Es aquí donde la Política (Política con mayúscula, no la politiquería a la que hemos estado tan esclavizados) tendría que entrar a jugar su papel decisivo. ¿Cuántos de los proyectos políticos de quienes aspiran a ser elegidos a las alcaldías, a los concejos municipales, a la asamblea o a la gobernación, tienen incluido el capítulo de la protección del medio ambiente como una prioridad fundamental de sus propuestas? ¿Qué están haciendo las alcaldías de los municipios de esta subregión en materia de educación y protección del medio ambiente? Cuando ocasionalmente he cruzado algún mensaje con el señor Puerta sobre esta realidad, lo que percibo en sus palabras es una sensación de estar trabajando solo, sin un respaldo institucional efectivo, sostenido y sistemático, de parte de las alcaldías de esta parte del departamento de Antioquia. ¿Qué dirán al respecto los informes de gestión de los mandatarios actuales próximos a entregar sus cargos? ¡Me gustaría mucho saberlo!
Nota:
Belleza de la naturaleza en su forma más vulnerable. (Foto Historia del corregimiento de San Gregorio).

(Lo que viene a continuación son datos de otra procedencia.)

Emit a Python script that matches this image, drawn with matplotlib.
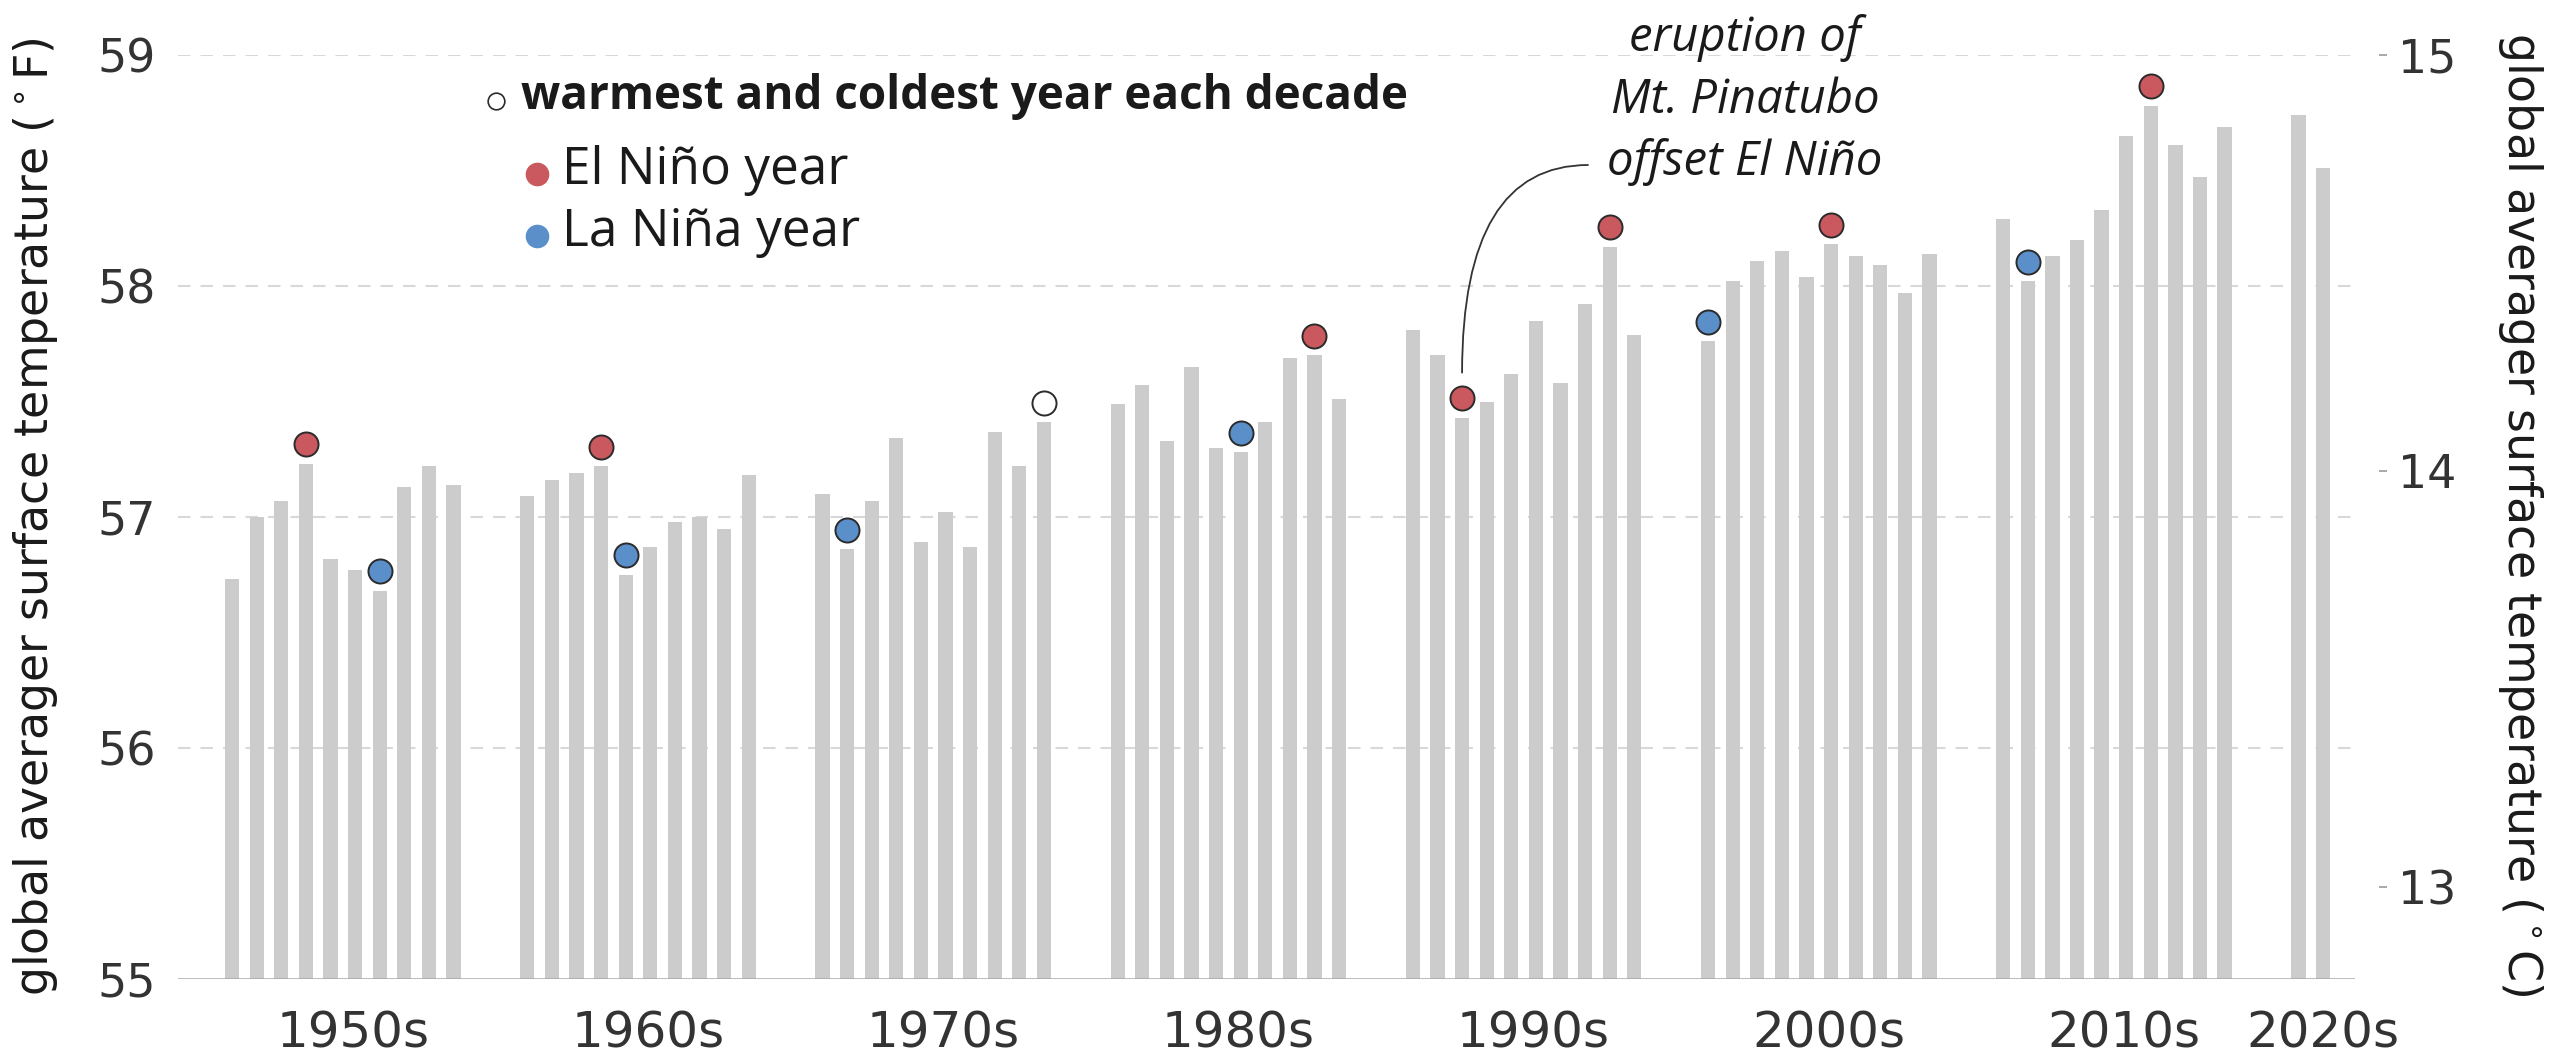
import matplotlib
matplotlib.use("Agg")
import matplotlib.pyplot as plt
import numpy as np

# annual global average surface temperature, degrees F
years = list(range(1950, 2022))
temps_f = [
    56.73, 57.00, 57.07, 57.23, 56.82, 56.77, 56.68, 57.13, 57.22, 57.14,  # 1950s
    57.09, 57.16, 57.19, 57.22, 56.75, 56.87, 56.98, 57.00, 56.95, 57.18,  # 1960s
    57.10, 56.86, 57.07, 57.34, 56.89, 57.02, 56.87, 57.37, 57.22, 57.41,  # 1970s
    57.49, 57.57, 57.33, 57.65, 57.30, 57.28, 57.41, 57.69, 57.70, 57.51,  # 1980s
    57.81, 57.70, 57.43, 57.50, 57.62, 57.85, 57.58, 57.92, 58.17, 57.79,  # 1990s
    57.76, 58.02, 58.11, 58.15, 58.04, 58.18, 58.13, 58.09, 57.97, 58.14,  # 2000s
    58.29, 58.02, 58.13, 58.20, 58.33, 58.65, 58.78, 58.61, 58.47, 58.69,  # 2010s
    58.74, 58.51,                                                          # 2020s
]
decade_labels = ["1950s", "1960s", "1970s", "1980s", "1990s", "2000s", "2010s", "2020s"]

# warmest / coldest year of each decade, split by ENSO phase
el_nino_years = [1953, 1963, 1988, 1992, 1998, 2005, 2016]
la_nina_years = [1956, 1964, 1971, 1985, 2000, 2011]
neutral_years = [1979]

pinatubo_year = 1992

BAR = "#cccccc"
RED = "#c9595e"
BLUE = "#5b8fca"
EDGE = "#2b2b2b"
TXT = "#1a1a1a"
TICK_FONT = ["Liberation Sans Narrow", "DejaVu Sans"]


def slot(year):
    # 10 bars per decade plus two empty slots between decades
    return (year // 10 - 195) * 12 + year % 10


x = np.array([slot(y) for y in years])
vals = dict(zip(years, temps_f))

fig = plt.figure(figsize=(25.52, 10.62), dpi=100)
ax = fig.add_axes([178 / 2552, 1 - 979 / 1062, (2355 - 178) / 2552, (979 - 55) / 1062])

ax.bar(x, np.array(temps_f) - 55, bottom=55, width=0.58, color=BAR, zorder=2)

# markers sit just above the bar top
nudge = 0.085
for yrs, fc in [(el_nino_years, RED), (la_nina_years, BLUE), (neutral_years, "white")]:
    ax.scatter([slot(y) for y in yrs], [vals[y] + nudge for y in yrs], s=300,
               facecolor=fc, edgecolor=EDGE, linewidth=1.4, zorder=4, clip_on=False)

ax.set_xlim(-2.2, 86.3)
ax.set_ylim(55, 59)

# dashed grid and solid baseline
for v in [56, 57, 58, 59]:
    ax.axhline(v, color="#d8d8d8", lw=1.5, dashes=(6, 4.8), zorder=1)
ax.axhline(55, color="#a8a8a8", lw=1.8, zorder=3)

for s in ax.spines.values():
    s.set_visible(False)

ax.set_yticks([55, 56, 57, 58, 59])
ax.tick_params(axis="y", length=0, pad=16, labelsize=33, labelcolor="#333333")
for t in ax.get_yticklabels():
    t.set_family(TICK_FONT)

# decade labels roughly mid-decade (last bar for an incomplete decade)
tick_pos = []
for i, lab in enumerate(decade_labels):
    in_dec = [slot(y) for y in years if (y // 10 - 195) == i]
    tick_pos.append(min(in_dec[0] + 4.9, in_dec[-1]))
ax.set_xticks(tick_pos)
ax.set_xticklabels(decade_labels)
ax.tick_params(axis="x", length=0, pad=22, labelsize=36, labelcolor="#333333")
for t in ax.get_xticklabels():
    t.set_family(TICK_FONT)

# Celsius axis on the right
ax2 = ax.twinx()
ax2.set_ylim((55 - 32) * 5 / 9, (59 - 32) * 5 / 9)
ax2.set_yticks([13, 14, 15])
for s in ax2.spines.values():
    s.set_visible(False)
ax2.spines["right"].set_position(("outward", 17))
ax2.tick_params(axis="y", direction="out", length=6, width=1.2, color="#999999",
                pad=8, labelsize=33, labelcolor="#333333")
for t in ax2.get_yticklabels():
    t.set_family(TICK_FONT)

fig.text(36 / 2552, 1 - 517 / 1062, r"global averager surface temperature ($^\circ$F)",
         rotation=90, ha="center", va="center", fontsize=33, color=TXT)
fig.text(2521 / 2552, 1 - 514 / 1062, r"global averager surface temperature ($^\circ$C)",
         rotation=-90, ha="center", va="center", fontsize=33, color=TXT)

# legend drawn by hand
fx = lambda px: px / 2552
fy = lambda py: 1 - py / 1062
fig.add_artist(plt.Line2D([fx(496)], [fy(101)], marker="o", ms=12, mfc="white",
                          mec=EDGE, mew=1.2, ls=""))
fig.text(fx(521), fy(96), "warmest and coldest year each decade", ha="left", va="center",
         fontsize=33, fontweight="bold", family="Open Sans", color=TXT)
fig.add_artist(plt.Line2D([fx(537)], [fy(174)], marker="o", ms=16, mfc=RED, mec=RED, ls=""))
fig.text(fx(562), fy(170), "El Niño year", ha="left", va="center",
         fontsize=37, family="Open Sans", color=TXT)
fig.add_artist(plt.Line2D([fx(537)], [fy(236)], marker="o", ms=16, mfc=BLUE, mec=BLUE, ls=""))
fig.text(fx(562), fy(232), "La Niña year", ha="left", va="center",
         fontsize=37, family="Open Sans", color=TXT)

# Pinatubo note
fig.text(fx(1745), fy(100), "eruption of\nMt. Pinatubo\noffset El Niño", ha="center",
         va="center", fontsize=34, style="italic", family="Open Sans", color=TXT,
         linespacing=1.4)
ax.annotate("", xy=(slot(pinatubo_year), vals[pinatubo_year] + nudge + 0.11),
            xytext=(fx(1588), fy(165)), textcoords="figure fraction",
            arrowprops=dict(arrowstyle="-", color="#333333", lw=1.3,
                            connectionstyle="angle3,angleA=0,angleB=90",
                            shrinkA=0, shrinkB=0))

fig.savefig("out.png", dpi=100, facecolor="white")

En medio de un panorama tan inquietante como el anteriormente descrito, me encuentro con una noticia alentadora conocida en estos días a través de las redes sociales: la aparición de un cachorro de tigrillo en un camino de la Lindaja, vereda de San Gregorio, el que fue hallado por una niña estudiante de la escuela rural de esta localidad y que, por iniciativa de su profesora y la señora Luz Adiela Guerra, fue puesto bajo la protección del veterinario de la UMATA de C. Bolívar. Y digo alentadora, porque estaba convencido de que esta especie animal había desaparecido de los escasos bosques que a duras penas nos quedan hoy en día, aunque se sabe que en la reserva de los farallones han sido vistos algunos ejemplares de esta especie. Las personas que se interesaron por el rescate de este pequeño felino, especialmente la niña estudiante — cuyo nombre ignoro –, gracias a cuyo amor por la naturaleza éste podrá regresar de nuevo a su hábitat, merecen por esta obra todo nuestro reconocimiento.